▼

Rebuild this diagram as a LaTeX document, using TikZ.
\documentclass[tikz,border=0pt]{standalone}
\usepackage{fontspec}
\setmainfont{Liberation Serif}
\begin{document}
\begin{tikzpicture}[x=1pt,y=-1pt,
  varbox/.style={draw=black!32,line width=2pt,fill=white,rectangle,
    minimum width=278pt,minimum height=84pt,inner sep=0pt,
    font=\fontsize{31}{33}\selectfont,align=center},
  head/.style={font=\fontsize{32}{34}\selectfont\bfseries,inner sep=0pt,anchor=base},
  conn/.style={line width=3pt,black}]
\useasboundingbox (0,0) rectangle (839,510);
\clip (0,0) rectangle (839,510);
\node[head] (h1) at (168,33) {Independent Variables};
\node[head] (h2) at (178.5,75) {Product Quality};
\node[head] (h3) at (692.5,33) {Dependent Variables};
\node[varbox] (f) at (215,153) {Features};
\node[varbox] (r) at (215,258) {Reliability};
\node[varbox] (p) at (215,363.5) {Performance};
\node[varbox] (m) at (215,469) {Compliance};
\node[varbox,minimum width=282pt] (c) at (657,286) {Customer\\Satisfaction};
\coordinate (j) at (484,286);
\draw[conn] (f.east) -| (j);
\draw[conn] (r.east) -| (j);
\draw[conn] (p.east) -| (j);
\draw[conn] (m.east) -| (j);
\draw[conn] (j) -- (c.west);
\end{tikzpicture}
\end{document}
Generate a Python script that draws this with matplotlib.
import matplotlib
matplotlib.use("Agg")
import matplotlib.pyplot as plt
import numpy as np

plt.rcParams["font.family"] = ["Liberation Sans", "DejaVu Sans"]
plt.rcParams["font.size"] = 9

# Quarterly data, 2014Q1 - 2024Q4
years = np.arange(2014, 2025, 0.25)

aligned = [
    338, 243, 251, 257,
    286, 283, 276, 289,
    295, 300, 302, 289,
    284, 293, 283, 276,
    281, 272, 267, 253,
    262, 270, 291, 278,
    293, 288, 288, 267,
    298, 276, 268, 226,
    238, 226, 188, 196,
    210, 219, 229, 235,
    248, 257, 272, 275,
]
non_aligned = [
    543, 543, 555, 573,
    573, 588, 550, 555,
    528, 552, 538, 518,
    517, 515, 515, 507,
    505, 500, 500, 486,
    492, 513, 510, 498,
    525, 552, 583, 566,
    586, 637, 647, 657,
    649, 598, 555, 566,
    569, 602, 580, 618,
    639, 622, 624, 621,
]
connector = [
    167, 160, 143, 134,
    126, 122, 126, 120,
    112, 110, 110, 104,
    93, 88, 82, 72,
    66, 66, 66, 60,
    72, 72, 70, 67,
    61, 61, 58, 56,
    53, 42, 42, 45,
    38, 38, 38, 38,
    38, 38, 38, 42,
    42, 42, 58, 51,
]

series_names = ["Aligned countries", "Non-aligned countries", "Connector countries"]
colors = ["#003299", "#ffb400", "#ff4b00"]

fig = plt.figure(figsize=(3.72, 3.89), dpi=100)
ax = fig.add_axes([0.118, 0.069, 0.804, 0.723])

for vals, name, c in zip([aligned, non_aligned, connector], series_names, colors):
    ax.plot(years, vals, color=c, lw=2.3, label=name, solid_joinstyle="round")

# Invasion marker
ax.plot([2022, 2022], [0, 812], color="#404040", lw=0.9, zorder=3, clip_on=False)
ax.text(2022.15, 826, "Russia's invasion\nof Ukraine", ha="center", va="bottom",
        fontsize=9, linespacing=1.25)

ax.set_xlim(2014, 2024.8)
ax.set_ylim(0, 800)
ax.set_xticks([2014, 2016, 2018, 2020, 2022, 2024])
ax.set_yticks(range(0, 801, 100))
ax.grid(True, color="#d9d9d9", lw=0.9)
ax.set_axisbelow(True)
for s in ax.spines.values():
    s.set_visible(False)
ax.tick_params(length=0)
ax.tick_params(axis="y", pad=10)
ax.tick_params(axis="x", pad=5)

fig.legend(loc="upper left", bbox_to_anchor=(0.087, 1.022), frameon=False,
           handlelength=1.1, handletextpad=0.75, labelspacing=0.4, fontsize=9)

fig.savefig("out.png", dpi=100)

▲
▼

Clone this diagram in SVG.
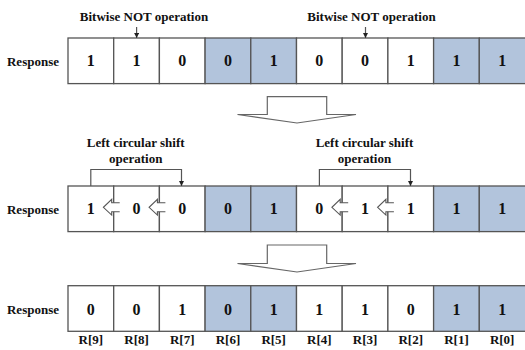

▲

Among the lines of the data, identify those with the word "diagram". Copy each of them.

Rebuild this diagram as a LaTeX document, using TikZ.
Clone this diagram in SVG.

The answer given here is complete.